--- Extracted data ---
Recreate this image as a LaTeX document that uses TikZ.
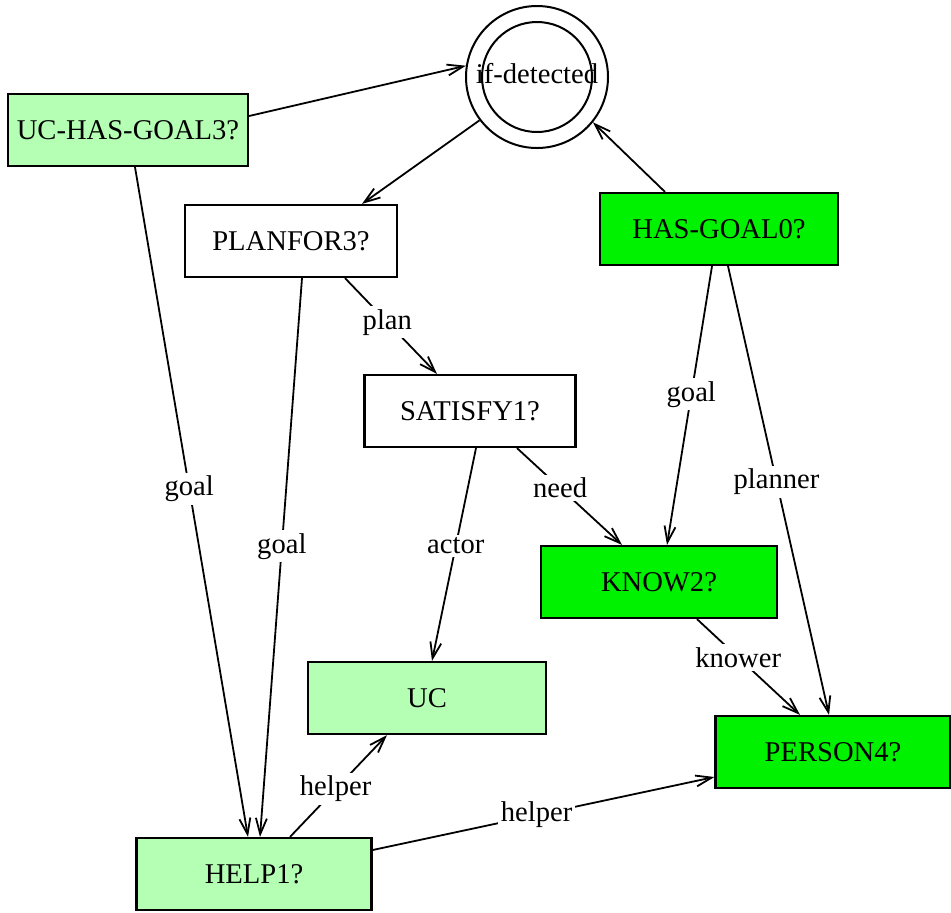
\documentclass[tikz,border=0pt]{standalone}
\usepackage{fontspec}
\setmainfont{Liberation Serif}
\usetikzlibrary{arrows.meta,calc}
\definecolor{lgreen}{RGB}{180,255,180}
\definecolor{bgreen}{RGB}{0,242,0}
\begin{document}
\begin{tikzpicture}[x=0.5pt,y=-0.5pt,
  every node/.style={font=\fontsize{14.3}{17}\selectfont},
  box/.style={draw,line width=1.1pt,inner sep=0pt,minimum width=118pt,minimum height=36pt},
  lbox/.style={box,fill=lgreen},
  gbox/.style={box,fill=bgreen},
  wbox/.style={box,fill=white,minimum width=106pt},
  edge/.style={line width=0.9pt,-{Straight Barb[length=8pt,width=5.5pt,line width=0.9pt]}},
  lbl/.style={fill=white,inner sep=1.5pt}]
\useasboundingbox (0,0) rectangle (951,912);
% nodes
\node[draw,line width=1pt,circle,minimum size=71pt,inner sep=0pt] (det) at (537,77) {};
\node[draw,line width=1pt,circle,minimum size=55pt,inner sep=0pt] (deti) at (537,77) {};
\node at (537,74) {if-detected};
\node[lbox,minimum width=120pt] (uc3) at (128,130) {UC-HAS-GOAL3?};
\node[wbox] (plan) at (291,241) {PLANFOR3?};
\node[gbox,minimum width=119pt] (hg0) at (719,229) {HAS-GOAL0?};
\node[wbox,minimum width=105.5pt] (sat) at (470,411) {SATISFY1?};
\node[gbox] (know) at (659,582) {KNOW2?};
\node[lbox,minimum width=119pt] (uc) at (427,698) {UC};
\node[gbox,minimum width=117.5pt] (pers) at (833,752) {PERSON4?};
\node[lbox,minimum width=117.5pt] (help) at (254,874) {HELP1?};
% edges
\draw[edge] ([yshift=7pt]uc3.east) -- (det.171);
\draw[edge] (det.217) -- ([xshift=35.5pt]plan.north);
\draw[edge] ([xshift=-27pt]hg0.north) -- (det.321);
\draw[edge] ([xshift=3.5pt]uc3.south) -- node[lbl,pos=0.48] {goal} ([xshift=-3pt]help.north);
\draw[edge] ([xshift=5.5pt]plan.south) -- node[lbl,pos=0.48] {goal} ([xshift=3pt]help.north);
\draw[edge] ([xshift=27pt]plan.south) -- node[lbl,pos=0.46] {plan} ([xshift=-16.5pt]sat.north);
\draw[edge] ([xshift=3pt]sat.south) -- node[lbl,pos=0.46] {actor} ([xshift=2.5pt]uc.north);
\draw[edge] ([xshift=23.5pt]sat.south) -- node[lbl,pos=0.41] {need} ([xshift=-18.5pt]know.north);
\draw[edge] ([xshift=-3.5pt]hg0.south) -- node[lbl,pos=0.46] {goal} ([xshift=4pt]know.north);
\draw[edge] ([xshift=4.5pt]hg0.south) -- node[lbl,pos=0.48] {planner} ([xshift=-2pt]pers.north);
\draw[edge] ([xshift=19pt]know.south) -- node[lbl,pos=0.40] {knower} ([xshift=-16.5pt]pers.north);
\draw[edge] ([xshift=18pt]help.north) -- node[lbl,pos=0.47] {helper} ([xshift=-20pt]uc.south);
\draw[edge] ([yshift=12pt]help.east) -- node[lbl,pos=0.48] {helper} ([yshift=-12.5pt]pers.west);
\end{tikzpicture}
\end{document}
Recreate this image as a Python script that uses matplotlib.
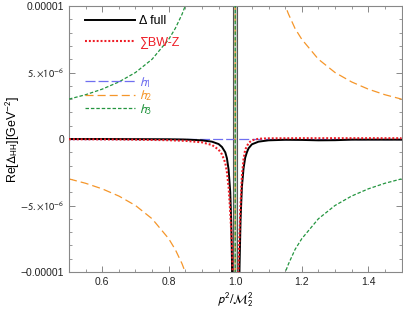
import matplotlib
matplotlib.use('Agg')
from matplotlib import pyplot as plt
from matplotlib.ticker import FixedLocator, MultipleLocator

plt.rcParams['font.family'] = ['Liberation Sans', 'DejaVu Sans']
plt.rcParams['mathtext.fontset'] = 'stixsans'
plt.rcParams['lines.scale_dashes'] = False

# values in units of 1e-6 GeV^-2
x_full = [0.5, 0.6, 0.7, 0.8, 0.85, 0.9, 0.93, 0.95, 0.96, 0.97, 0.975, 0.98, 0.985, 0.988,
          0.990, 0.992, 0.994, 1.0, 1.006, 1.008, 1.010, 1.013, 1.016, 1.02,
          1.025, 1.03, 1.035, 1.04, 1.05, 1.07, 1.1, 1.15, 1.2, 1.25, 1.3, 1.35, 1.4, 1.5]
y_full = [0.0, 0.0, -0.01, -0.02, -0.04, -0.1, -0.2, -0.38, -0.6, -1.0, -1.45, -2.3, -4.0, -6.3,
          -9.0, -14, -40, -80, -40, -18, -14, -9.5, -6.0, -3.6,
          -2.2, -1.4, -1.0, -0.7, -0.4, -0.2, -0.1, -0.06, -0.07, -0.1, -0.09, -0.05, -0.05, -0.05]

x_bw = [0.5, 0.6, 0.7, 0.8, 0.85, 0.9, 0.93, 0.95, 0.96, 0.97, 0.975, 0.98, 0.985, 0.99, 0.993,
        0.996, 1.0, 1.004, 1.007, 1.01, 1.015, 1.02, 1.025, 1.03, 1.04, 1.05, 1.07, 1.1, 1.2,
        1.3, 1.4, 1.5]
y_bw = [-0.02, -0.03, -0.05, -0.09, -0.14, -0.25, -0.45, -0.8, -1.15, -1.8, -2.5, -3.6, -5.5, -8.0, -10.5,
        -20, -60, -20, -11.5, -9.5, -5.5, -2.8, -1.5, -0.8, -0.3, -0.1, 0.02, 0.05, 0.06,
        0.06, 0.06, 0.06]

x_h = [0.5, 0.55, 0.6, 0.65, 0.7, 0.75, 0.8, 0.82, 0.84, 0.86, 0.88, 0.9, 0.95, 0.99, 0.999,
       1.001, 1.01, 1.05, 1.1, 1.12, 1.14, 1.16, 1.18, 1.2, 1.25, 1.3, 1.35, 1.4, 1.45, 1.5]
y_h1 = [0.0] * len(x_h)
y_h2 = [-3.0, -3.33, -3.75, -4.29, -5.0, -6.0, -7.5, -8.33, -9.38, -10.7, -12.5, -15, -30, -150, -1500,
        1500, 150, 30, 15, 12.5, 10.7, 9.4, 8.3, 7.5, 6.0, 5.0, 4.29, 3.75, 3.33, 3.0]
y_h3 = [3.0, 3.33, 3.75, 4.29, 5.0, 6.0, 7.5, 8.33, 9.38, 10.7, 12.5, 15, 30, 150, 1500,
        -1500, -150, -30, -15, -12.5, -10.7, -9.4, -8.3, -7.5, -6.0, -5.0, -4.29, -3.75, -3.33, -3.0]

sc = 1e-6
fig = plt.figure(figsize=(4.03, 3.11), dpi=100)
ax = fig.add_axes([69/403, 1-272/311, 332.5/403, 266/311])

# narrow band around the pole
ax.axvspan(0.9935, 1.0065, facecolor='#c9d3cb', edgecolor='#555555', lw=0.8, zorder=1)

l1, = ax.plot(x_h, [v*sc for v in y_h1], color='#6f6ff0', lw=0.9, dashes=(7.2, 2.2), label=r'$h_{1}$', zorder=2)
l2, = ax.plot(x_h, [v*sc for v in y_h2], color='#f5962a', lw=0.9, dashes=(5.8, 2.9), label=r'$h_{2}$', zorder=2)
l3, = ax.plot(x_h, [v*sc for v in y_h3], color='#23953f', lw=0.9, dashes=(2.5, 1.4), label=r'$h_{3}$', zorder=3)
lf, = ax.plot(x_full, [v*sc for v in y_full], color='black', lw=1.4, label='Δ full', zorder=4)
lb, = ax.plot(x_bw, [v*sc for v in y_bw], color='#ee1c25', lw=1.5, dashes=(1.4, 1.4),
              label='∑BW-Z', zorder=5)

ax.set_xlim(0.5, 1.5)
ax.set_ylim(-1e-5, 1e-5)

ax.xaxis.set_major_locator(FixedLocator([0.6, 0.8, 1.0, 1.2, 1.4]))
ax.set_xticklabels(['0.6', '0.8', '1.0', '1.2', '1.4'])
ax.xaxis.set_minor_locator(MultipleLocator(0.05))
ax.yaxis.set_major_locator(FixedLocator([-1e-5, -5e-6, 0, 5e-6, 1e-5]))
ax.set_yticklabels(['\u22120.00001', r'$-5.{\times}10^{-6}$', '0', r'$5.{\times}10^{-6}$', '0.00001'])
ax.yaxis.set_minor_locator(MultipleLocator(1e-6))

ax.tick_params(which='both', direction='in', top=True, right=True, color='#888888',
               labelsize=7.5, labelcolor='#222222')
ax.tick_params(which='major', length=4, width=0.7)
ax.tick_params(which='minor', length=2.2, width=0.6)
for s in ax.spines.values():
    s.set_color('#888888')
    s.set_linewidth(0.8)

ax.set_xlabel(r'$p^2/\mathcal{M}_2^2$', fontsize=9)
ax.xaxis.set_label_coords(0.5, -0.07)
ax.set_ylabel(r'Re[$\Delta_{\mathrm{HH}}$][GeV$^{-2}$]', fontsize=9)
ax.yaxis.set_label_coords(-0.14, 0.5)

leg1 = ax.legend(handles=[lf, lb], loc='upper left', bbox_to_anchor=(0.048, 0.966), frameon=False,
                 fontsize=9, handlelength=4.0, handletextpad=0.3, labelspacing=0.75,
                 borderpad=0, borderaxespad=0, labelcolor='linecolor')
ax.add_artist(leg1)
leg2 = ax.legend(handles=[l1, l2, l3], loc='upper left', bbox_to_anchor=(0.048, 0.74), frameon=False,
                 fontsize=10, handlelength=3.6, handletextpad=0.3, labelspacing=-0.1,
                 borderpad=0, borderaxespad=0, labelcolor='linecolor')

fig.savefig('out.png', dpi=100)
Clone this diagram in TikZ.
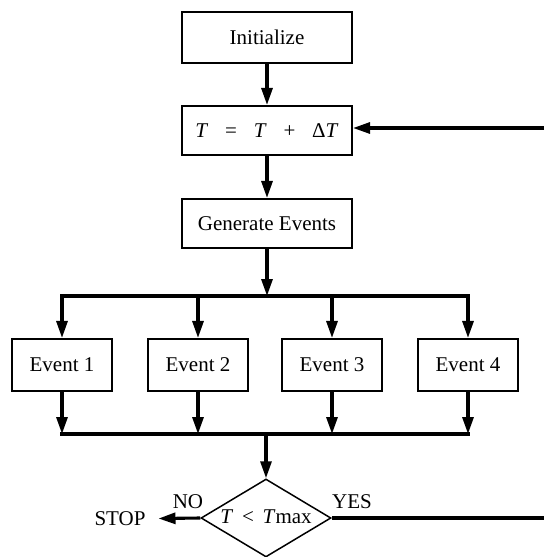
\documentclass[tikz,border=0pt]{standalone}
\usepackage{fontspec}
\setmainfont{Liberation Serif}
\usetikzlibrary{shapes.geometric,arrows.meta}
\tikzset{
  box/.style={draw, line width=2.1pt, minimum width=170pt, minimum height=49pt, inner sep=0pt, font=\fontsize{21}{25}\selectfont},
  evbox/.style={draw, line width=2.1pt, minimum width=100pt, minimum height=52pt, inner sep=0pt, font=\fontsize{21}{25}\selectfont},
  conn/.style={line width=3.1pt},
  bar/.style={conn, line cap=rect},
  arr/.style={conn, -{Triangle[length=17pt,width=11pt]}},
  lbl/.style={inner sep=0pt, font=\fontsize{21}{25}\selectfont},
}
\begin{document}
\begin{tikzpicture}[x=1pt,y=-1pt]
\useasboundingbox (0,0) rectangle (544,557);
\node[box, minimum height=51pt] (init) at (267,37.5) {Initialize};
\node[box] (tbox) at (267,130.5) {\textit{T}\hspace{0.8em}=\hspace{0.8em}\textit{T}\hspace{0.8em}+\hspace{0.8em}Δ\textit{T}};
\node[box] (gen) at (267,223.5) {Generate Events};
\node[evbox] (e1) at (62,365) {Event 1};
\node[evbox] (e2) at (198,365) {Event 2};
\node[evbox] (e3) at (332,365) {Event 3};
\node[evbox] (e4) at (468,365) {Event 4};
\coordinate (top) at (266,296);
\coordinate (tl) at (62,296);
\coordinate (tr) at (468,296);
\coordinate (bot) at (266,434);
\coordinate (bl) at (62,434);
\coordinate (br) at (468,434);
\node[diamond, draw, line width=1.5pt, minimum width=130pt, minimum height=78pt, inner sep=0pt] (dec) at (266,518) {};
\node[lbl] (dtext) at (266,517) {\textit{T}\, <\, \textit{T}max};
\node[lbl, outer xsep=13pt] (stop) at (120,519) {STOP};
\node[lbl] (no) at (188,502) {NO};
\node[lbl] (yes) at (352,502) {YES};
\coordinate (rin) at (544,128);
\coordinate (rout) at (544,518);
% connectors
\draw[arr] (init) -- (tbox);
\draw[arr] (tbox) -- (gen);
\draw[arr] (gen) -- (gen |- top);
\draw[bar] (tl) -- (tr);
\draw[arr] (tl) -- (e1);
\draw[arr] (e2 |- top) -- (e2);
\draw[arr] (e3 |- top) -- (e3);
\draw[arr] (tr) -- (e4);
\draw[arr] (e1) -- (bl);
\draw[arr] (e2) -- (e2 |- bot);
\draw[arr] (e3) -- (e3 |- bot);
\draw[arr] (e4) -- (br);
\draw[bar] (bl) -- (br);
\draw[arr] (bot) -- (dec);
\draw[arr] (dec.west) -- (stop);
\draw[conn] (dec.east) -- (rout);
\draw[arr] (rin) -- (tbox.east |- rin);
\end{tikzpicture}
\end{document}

--- What the task asks ---
Pull out every line containing "that".

--- Task response ---
Recreate this image as a LaTeX document that uses TikZ.
Recreate this image as a Python script that uses matplotlib.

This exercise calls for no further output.